The USB adapter doesn't say to the device "charge at this rate," it says "this is how much power I can put out" and the device adjusts itself accordingly. The maximum power level is supposed to be negotiated between device and host according to the USB spec, starting from a minimal level and granting the device more power upon request. For details see the USB Implementers Forum and this StackEE post. In practice, some (most?) hosts offer the maximum of which they're capable at all times the port is switched on. Apple's proprietary scheme involves pullup & pulldown resistors on the data lines to signal how much power is available. The upcoming USB 3.1 spec may handle things differently.
The USB adapter only affects the charge rate if it forces the charger to go slowly because it doesn't have enough power input to charge as fast as it would like. For example, an iPad Air ships with a 5V x 2.4A = 12W adpater, has a 32.4W-hr battery, and thus could not charge any faster than 32.4/12 = 2.7 hours or about a C/3 rate (not 3C rate). With efficiency losses, slower charge after 80%, etc., it's more like a 4 hour charge from 0% to 100%. Reference: AnandTech. If you plug the same iPad into a smaller iPhone USB adapter which can only output 5V x 0.5A = 2.5W, you'd necessarily see something like 5x longer charge time because the adapter is only putting out 1/5 the power. Presumably the results are similar for other combinations of device and port, BUT with a badly designed device &/or adapter it could be the case that a heavy load simply overloads the adapter and trips a fuse, or worse.
3) Device makers charge at 3C rate or "don't care" about damage to battery?
Reputable device makers care very much about damage to the battery. A badly designed product can literally catch on fire. There may be a big difference in quality or reputation management between a large public company and a no-name brand from a distant corner of the world. Nonetheless it's not typical to charge at 3C except in devices specifically designed for it (using a high-rate battery) such as cordless drill. The chart you reference was probably created in a test lab where the batteries were charged and discharged directly on battery testing equipment set to harsh parameters to see what would happen, not in a consumer device.
4) Charger ICs don't allow setting maximum charge current?
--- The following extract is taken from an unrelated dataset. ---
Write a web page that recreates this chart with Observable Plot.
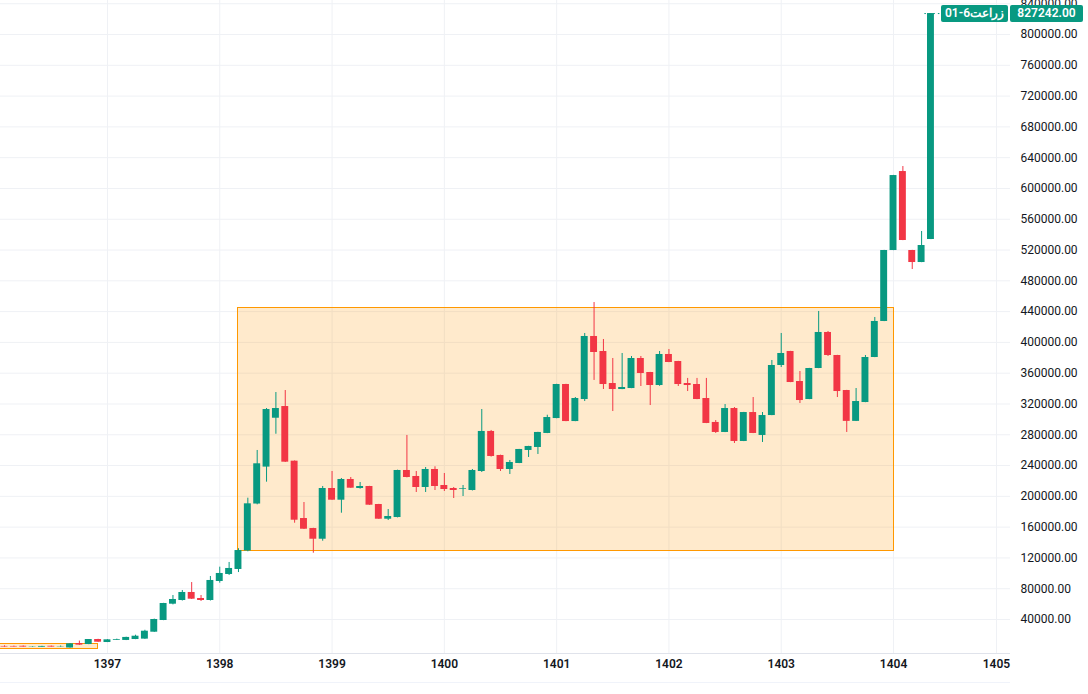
<!DOCTYPE html>
<html><head><meta charset="utf-8">
<script src="https://cdn.jsdelivr.net/npm/d3@7"></script>
<script src="https://cdn.jsdelivr.net/npm/@observablehq/plot@0.6"></script>
<style>
html,body{margin:0;padding:0;background:#fff;overflow:hidden}
#wrap{position:relative;width:1088px;height:694px;font-family:Roboto,"Noto Sans",sans-serif}
.tag{position:absolute;height:17px;line-height:17px;color:#fff;background:#089981;font-size:12px;font-weight:600;border-radius:2px;text-align:center;white-space:nowrap}
.sep{position:absolute;left:0;width:1010px;height:1px;background:#f0f3fa}
</style></head><body><div id="wrap"></div>
<script>
// Monthly candles (index 0 = first visible bar)
const open  = [5000,5000,5200,4000,4000,5200,4200,3000,8800,7500,14000,10100,13000,12800,14000,14500,23500,38700,59900,64700,
  75100,67300,64700,89400,98500,105000,129000,190000,238000,301500,316700,245700,171200,158200,144300,210200,195000,221900,210200,212800,
  189400,170300,172500,233600,225800,211500,234900,214100,210200,209300,207600,232300,284300,253100,234900,242700,259600,263500,281700,301100,
  345300,297200,325800,407700,388200,346600,338800,340100,379100,360900,344000,384300,375200,346600,345300,327100,296000,283000,314100,271300,
  308900,279100,305000,370000,388200,349200,325800,366100,412900,383000,337500,297400,321900,380400,427200,519400,622000,519400,503800,533700];
const high  = [5800,5400,5600,4600,5200,5500,5600,8600,12000,14000,14300,13800,14500,17000,19600,26000,40500,61000,71200,77700,
  88000,71200,95900,108000,114100,132000,197600,259600,314100,334900,337500,246000,192000,158500,212800,232300,223200,224500,218000,213000,
  189600,182900,234000,279100,232300,237500,238400,229700,211500,214100,234900,312800,285600,253500,246600,261000,265000,283200,305400,345600,
  345600,328400,411600,451800,403800,379100,385600,381700,381700,361100,388200,390800,375400,353200,353200,353200,298500,319300,315400,309100,
  328400,308900,376500,411600,388400,362200,366300,440200,414200,383200,337700,340100,383000,432400,519600,617000,628500,519600,544100,827242];
const low   = [4000,4200,4100,3800,3800,4100,4000,2800,6300,7300,10300,10000,12800,12600,13800,14300,23300,38500,59000,64000,
  66000,63400,64000,87200,97200,101000,128000,189000,218400,280700,244000,165100,157000,126100,141700,194800,178100,210400,209300,188300,
  170100,168600,172000,224000,205000,205000,207600,206300,197200,199800,207000,231000,251000,232300,228400,242500,250500,254400,281500,300800,
  297000,297000,323200,350600,338800,310200,338600,339900,342700,318000,343000,373700,342700,336200,325600,294500,281700,282800,268700,271100,
  281500,270000,304800,367400,347700,320600,325600,365900,381700,328400,283000,297200,321700,380200,427000,519200,532200,494700,503600,533500];
const close = [4300,4300,4200,4400,5000,4200,4600,8400,6700,14000,10500,13600,14000,16700,18300,24800,40000,60800,66000,75100,
  66400,64700,90700,99800,106300,129600,190300,242300,312800,314100,244400,169000,157300,144300,210200,195000,221900,210600,212800,188500,
  170300,173800,233600,224500,211500,234900,212800,208900,207600,210200,233600,284300,251800,234900,244000,260900,264800,283000,302400,345300,
  297200,327100,407700,386900,345300,338800,341400,379100,359600,344000,384300,373900,345300,344000,325800,294700,283000,314100,271300,308900,
  281700,305000,370000,385600,347900,324500,366100,412900,383000,336200,297400,323200,380400,427200,519400,616800,532400,503800,525900,827242];

// Year tick labels and the bar index where each year starts
const yearLabels    = ["1397","1398","1399","1400","1401","1402","1403","1404","1405"];
const yearTickIndex = [11, 23, 35, 47, 59, 71, 83, 95, 106];

// Price axis ticks
const priceTicks = [40000,80000,120000,160000,200000,240000,280000,320000,360000,400000,440000,480000,520000,560000,600000,640000,680000,720000,760000,800000,840000];

// Highlighted zones (bar index range, price range)
const zoneStart = [-5, 25];
const zoneEnd   = [10, 95];
const zoneLow   = [2300, 129600];
const zoneHigh  = [8800, 445300];

const symbolName = "زراعت6-01";
const lastPrice = 827242;

const UP = "#089981", DOWN = "#f23645", GRID = "#eff1f5";
const candles = open.map((o, i) => ({i, o, h: high[i], l: low[i], c: close[i], col: close[i] >= o ? UP : DOWN}));
const zones = zoneStart.map((s, k) => ({x1: s, x2: zoneEnd[k], lo: zoneLow[k], hi: zoneHigh[k]}));
const lastIdx = close.length - 1;
const yMin = -4170, yMax = 844210;

const chart = Plot.plot({
  width: 1088, height: 694,
  marginLeft: 0, marginRight: 78, marginTop: 0, marginBottom: 41,
  style: {fontFamily: "Roboto, 'Noto Sans', sans-serif", fontSize: "12px", color: "#131722", background: "transparent"},
  x: {domain: [-0.43, 107.5], axis: null},
  y: {domain: [yMin, yMax], axis: null},
  color: {type: "identity"},
  marks: [
    Plot.gridY(priceTicks, {stroke: GRID, strokeOpacity: 1}),
    Plot.gridX(yearTickIndex, {stroke: GRID, strokeOpacity: 1}),
    Plot.ruleY([yMin], {stroke: "#e0e3eb"}),
    Plot.rect(zones, {x1: "x1", x2: "x2", y1: "lo", y2: "hi", fill: "#ff9800", fillOpacity: 0.2, stroke: "#ff9800", strokeWidth: 1, clip: true, shapeRendering: "crispEdges"}),
    Plot.ruleX(candles, {x: "i", y1: "l", y2: "h", stroke: "col", strokeWidth: 1}),
    Plot.rect(candles, {x1: d => d.i - 0.37, x2: d => d.i + 0.37, y1: d => Math.min(d.o, d.c), y2: d => Math.max(d.o, d.c), fill: "col"}),
    Plot.ruleY([lastPrice], {x1: lastIdx - 0.65, x2: lastIdx + 1.1, stroke: UP, strokeWidth: 1, strokeDasharray: "1.5,3"}),
    Plot.axisY(priceTicks, {anchor: "right", tickSize: 0, tickPadding: 10, textAnchor: "start", tickFormat: d => d.toFixed(2), fill: "#131722"}),
    Plot.axisX(yearTickIndex, {anchor: "bottom", tickSize: 0, tickPadding: 6, tickFormat: d => yearLabels[yearTickIndex.indexOf(d)], fill: "#131722", fontWeight: 600})
  ]
});
const wrap = document.getElementById("wrap");
wrap.appendChild(chart);

const yPix = chart.scale("y").apply(lastPrice);
const nameTag = document.createElement("div");
nameTag.className = "tag";
nameTag.style.left = "941px"; nameTag.style.width = "67px"; nameTag.style.top = (yPix - 8.5) + "px";
nameTag.textContent = symbolName;
wrap.appendChild(nameTag);
const priceTag = document.createElement("div");
priceTag.className = "tag";
priceTag.style.left = "1010px"; priceTag.style.width = "73px"; priceTag.style.top = (yPix - 8.5) + "px";
priceTag.textContent = lastPrice.toFixed(2);
wrap.appendChild(priceTag);
const sep = document.createElement("div");
sep.className = "sep"; sep.style.top = "682px";
wrap.appendChild(sep);
</script></body></html>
The ICs do allow such setting. They have to permit the charge current to be set somehow by the device designer in order for the chip to be used in a broad range of devices. Have a look at the data sheets for chips from Texas Instruments, Maxim, Linear Tech. In a phone this function may be integrated into the power management IC rather than a standalone charger IC. Again, this is handled by the device, not the wall adapter.